The Commission released the report of the Task Force in July. The report outlined the Task Force's findings about the life settlements market and recommended that the Commission consider certain actions to improve market practices and regulatory oversight. Among other things, the staff recommended that the Commission consider recommending to Congress that it amend the statutory definition of "security" to expressly include life settlements. The staff noted that the uncertain status of life settlements under the federal securities laws has left participants in the majority of the life settlements market without federal law protections against excessive commissions, unsuitable recommendations, or failures by settlement brokers or providers to obtain the best price for a policyholder selling a contract.
In the report, the Task Force stated its belief that including life settlements within the definition of security would bring clarity to the status of life settlements under the federal securities laws and provide a more consistent treatment for life settlements under both federal and state securities laws. The amendment would bring intermediaries in the life settlement market within the regulatory framework of the SEC and FINRA, subjecting them to regulatory requirements designed to protect investors from abusive practices and to promote business conduct that facilitates fair, orderly and efficient markets. Moreover, it would give the SEC clear authority to police the life settlements market, which could lead to early detection of abuses and help deter fraud. With respect to the Investment Company Act, if the definition of security is amended to include life settlements, a pool of life settlements issuing interests in the pool would be an investment company, unless it falls within an exemption, and investors in the pool would benefit from the comprehensive federal regulatory framework the Act establishes for investment companies.
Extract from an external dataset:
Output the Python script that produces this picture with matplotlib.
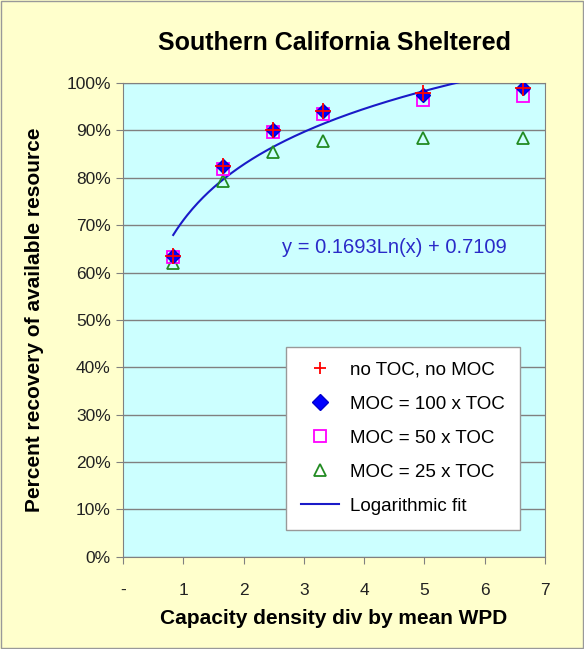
import numpy as np
import matplotlib
matplotlib.use("Agg")
import matplotlib.pyplot as plt
from matplotlib.ticker import FuncFormatter

plt.rcParams['font.family'] = ['Liberation Sans', 'DejaVu Sans']

# data
x = [0.83, 1.66, 2.49, 3.32, 4.98, 6.64]
no_toc = [0.635, 0.825, 0.900, 0.942, 0.978, 0.990]
moc_100 = [0.635, 0.825, 0.900, 0.942, 0.975, 0.990]
moc_50 = [0.633, 0.818, 0.896, 0.935, 0.965, 0.972]
moc_25 = [0.620, 0.793, 0.855, 0.877, 0.885, 0.885]
fit_a = 0.1693
fit_b = 0.7109
x_labels = ['-', '1', '2', '3', '4', '5', '6', '7']

fig = plt.figure(figsize=(5.84, 6.49), dpi=100, facecolor='#FFFFCC')
ax = fig.add_axes([0.211, 0.142, 0.722, 0.730])
ax.set_facecolor('#CCFFFF')

# fit curve
xf = np.linspace(min(x), max(x), 200)
ax.plot(xf, fit_a * np.log(xf) + fit_b, color='#1A1AC8', lw=1.5, label='Logarithmic fit', zorder=3)

ax.plot(x, moc_25, ls='none', marker='^', ms=9, mfc='none', mec='#228B22', mew=1.3,
        label='MOC = 25 x TOC', zorder=4)
ax.plot(x, moc_50, ls='none', marker='s', ms=9, mfc='none', mec='#FF00FF', mew=1.3,
        label='MOC = 50 x TOC', zorder=5)
ax.plot(x, moc_100, ls='none', marker='D', ms=7, mfc='#0000FF', mec='#0000CC',
        label='MOC = 100 x TOC', zorder=6)
ax.plot(x, no_toc, ls='none', marker='+', ms=11, mec='#FF0000', mew=1.3,
        label='no TOC, no MOC', zorder=7)

ax.set_xlim(0, 7)
ax.set_ylim(0, 1.0)
ax.set_xticks(range(8))
ax.set_xticklabels(x_labels)
ax.set_yticks(np.arange(0, 1.01, 0.1))
ax.yaxis.set_major_formatter(FuncFormatter(lambda v, p: f"{v*100:.0f}%"))
ax.grid(axis='y', color='#808080', lw=1)
ax.set_axisbelow(True)
for s in ax.spines.values():
    s.set_color('#808080')
ax.tick_params(labelsize=12.5, colors='#222222', length=5, color='#808080')
ax.tick_params(axis='x', pad=14)
ax.tick_params(axis='y', pad=4)

ax.set_title('Southern California Sheltered', fontsize=18, fontweight='bold', pad=24)
ax.set_xlabel('Capacity density div by mean WPD', fontsize=15, fontweight='bold', labelpad=8)
ax.set_ylabel('Percent recovery of available resource', fontsize=15, fontweight='bold', labelpad=16)

ax.text(0.377, 0.652, 'y = 0.1693Ln(x) + 0.7109', transform=ax.transAxes,
        color='#2A2AC8', fontsize=14.5, va='center')

h, l = ax.get_legend_handles_labels()
order = [4, 3, 2, 1, 0]
hs = [h[i] for i in order]
leg = ax.legend(hs, [l[i] for i in order], loc='lower right',
                bbox_to_anchor=(0.941, 0.057), borderaxespad=0, fontsize=13.5,
                frameon=True, fancybox=False,
                edgecolor='#999999', facecolor='white', framealpha=1,
                labelspacing=0.9, borderpad=0.8, handletextpad=0.6)
for lh in leg.legend_handles[:4]:
    lh.set_markersize(8)

fig.patches.append(plt.Rectangle((0.002, 0.002), 0.996, 0.996, transform=fig.transFigure,
                                 fill=False, edgecolor='#999999', lw=1))

fig.savefig('out.png', dpi=100, facecolor=fig.get_facecolor())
In conclusion, let me again stress the importance of your active involvement in the regulatory process. During my time at the Commission I have been struck by the value of thoughtful and practical input from industry participants on various matters. One notable example of this was our experience with the summary prospectus, and I am hopeful for an equally fruitful dialogue on the challenge of streamlined disclosure for variable annuities. This is not a new message, but it bears repeating: your input, including your comments on Commission proposals, is a necessary and very important part of the regulatory process. The Commission and staff take them very seriously. The importance of retirement investment and income planning to the security of so many in this country, I think, makes your involvement in what we do at the Commission that much more critical.
I thank you for listening this morning and I hope we cross paths again soon.
1 The Securities and Exchange Commission disclaims responsibility for any private publication or statement of any SEC employee or Commissioner. This speech expresses the author's views and does not necessarily reflect those of the Commission, the Commissioners, or other members of the staff.